*** Material for this exercise

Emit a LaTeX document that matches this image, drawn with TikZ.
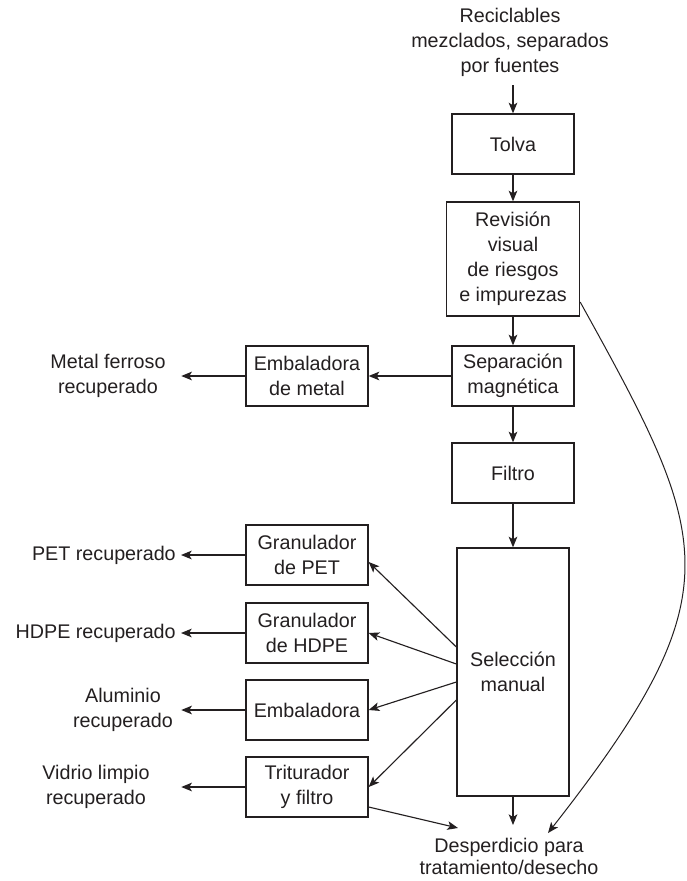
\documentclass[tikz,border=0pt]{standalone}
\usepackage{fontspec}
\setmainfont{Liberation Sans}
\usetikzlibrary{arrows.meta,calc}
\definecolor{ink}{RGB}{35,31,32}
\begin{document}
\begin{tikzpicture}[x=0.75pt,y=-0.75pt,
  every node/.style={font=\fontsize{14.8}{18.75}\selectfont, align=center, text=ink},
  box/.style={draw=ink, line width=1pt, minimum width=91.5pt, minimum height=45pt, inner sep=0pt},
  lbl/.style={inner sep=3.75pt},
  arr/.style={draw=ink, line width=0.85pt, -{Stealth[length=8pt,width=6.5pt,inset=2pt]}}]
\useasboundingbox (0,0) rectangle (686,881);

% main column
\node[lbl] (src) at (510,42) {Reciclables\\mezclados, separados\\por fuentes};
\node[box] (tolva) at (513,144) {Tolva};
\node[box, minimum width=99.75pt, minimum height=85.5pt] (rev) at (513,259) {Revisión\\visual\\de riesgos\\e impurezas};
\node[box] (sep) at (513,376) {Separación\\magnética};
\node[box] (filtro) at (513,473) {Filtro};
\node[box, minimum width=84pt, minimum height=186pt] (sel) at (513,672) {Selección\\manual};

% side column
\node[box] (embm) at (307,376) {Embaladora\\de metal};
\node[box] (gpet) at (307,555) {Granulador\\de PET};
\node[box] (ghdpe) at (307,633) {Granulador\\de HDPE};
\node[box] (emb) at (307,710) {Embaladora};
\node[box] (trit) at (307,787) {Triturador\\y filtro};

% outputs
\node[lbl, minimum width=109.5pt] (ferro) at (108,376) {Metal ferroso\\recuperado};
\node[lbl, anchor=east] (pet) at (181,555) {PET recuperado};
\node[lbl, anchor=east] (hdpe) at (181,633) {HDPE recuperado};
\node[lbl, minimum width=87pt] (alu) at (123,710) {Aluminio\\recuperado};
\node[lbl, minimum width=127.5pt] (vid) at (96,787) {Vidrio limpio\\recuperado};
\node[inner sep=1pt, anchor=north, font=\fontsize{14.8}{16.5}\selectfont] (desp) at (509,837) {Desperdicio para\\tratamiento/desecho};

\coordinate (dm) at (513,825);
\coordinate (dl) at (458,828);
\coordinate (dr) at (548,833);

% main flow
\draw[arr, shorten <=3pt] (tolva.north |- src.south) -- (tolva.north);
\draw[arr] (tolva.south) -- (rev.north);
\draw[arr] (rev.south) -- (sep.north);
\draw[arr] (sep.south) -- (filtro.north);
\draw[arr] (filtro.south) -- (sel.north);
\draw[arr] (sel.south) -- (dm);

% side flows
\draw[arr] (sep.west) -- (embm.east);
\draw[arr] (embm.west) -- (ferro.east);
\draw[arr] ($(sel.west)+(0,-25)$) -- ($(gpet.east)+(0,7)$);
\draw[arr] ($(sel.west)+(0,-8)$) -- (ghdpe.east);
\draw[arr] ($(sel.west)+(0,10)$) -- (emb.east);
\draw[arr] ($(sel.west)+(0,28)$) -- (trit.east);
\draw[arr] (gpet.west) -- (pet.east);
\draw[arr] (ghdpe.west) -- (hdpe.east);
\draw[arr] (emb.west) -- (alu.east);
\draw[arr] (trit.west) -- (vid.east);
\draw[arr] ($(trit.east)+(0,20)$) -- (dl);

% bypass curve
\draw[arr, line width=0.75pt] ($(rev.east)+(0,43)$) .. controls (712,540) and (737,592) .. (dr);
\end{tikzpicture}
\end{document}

******
*** Material for this exercise

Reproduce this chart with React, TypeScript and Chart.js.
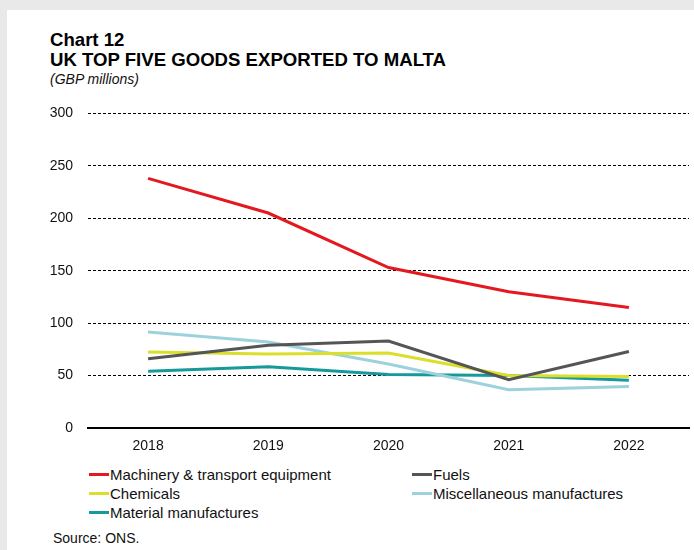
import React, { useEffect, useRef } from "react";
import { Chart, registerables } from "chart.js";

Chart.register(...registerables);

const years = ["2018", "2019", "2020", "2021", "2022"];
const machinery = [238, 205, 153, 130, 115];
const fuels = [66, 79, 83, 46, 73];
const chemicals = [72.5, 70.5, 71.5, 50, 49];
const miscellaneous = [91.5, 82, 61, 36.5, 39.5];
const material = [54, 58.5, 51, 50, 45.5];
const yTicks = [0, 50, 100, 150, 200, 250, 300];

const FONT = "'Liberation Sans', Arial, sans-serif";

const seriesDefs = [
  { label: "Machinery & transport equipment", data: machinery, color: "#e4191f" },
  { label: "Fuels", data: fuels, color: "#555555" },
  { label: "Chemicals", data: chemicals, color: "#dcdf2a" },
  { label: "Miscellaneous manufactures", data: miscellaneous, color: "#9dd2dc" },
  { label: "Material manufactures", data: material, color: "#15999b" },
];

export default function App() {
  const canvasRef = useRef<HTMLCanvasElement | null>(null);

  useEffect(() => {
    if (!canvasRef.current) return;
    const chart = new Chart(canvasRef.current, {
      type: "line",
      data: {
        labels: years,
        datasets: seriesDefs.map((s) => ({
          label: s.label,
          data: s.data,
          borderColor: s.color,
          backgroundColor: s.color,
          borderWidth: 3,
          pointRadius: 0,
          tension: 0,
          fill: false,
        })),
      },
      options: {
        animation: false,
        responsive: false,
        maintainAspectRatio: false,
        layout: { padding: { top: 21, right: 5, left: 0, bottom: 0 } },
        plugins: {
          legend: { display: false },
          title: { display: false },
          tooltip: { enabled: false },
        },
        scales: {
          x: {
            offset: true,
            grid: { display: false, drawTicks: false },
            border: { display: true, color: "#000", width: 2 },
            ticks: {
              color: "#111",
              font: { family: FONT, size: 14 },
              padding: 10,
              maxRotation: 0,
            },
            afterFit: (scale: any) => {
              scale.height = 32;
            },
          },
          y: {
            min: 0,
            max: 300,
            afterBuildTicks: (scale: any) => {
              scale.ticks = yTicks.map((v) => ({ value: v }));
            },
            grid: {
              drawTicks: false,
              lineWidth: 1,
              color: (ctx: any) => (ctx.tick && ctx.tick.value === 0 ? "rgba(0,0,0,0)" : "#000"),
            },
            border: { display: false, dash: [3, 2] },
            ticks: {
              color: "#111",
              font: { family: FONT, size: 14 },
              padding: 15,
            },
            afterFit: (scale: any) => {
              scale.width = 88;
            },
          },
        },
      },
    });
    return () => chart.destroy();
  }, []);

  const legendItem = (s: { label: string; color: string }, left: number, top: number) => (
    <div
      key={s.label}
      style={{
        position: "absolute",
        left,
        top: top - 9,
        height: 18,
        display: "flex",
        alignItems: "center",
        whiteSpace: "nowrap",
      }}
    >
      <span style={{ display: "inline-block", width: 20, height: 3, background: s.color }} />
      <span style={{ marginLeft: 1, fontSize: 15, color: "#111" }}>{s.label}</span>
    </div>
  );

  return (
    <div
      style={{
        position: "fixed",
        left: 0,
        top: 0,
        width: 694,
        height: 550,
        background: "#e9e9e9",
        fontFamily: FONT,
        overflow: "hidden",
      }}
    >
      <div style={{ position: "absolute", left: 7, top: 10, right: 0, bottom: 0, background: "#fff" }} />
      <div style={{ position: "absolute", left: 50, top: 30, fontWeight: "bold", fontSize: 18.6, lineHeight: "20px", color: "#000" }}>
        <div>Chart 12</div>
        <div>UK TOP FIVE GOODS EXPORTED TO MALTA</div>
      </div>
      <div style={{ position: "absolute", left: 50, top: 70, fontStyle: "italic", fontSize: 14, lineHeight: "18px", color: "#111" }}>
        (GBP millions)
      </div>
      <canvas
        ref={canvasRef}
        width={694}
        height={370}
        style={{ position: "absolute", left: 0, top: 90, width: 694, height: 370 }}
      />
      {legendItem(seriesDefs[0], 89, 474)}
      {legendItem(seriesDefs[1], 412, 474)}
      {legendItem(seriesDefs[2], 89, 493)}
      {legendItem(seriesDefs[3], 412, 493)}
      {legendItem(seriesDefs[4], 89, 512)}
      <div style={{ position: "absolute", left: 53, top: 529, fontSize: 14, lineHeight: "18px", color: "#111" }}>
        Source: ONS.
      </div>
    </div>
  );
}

******
*** Material for this exercise

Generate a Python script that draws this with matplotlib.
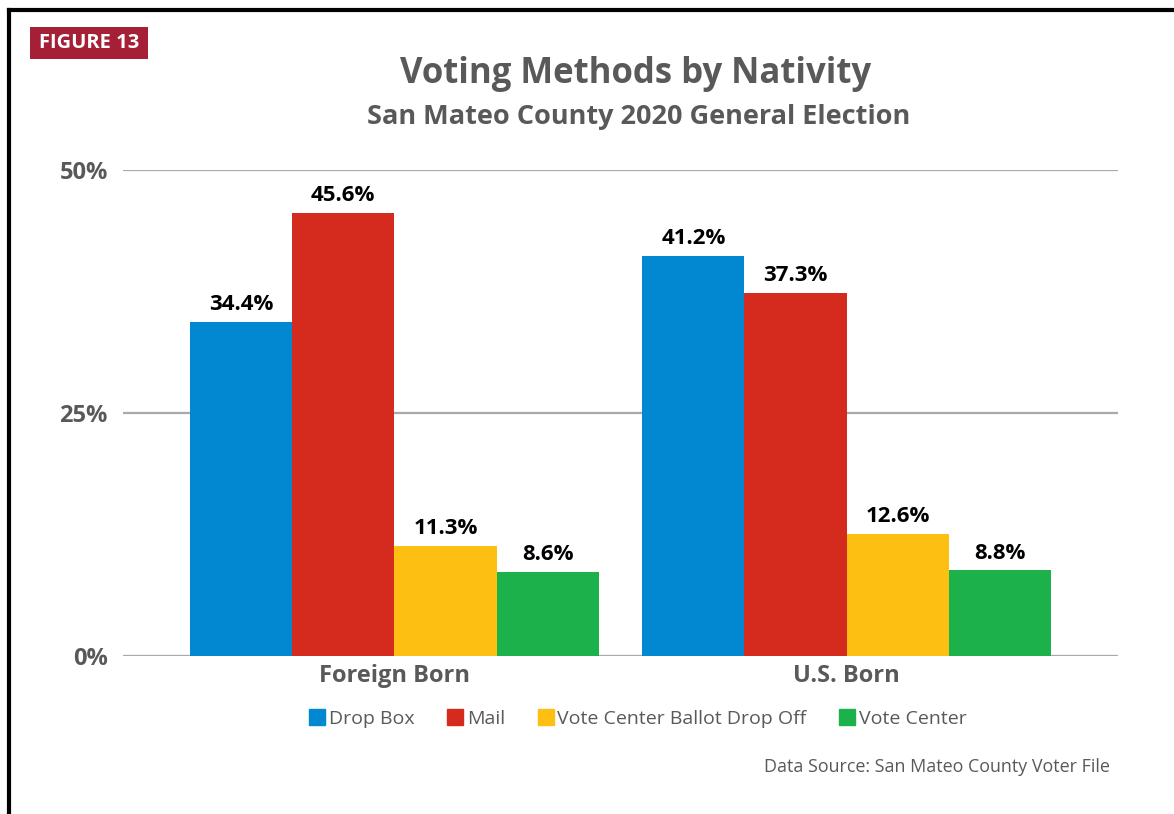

******

Job: The first line to copy holds "Reproduce this chart", and the last holds "Chart.register(...registerables);". Copy them and the lines between exactly, leaving out pictures.

Complete answer:
Reproduce this chart with React, TypeScript and Chart.js.
import React, { useEffect, useRef } from "react";
import { Chart, registerables } from "chart.js";

Chart.register(...registerables);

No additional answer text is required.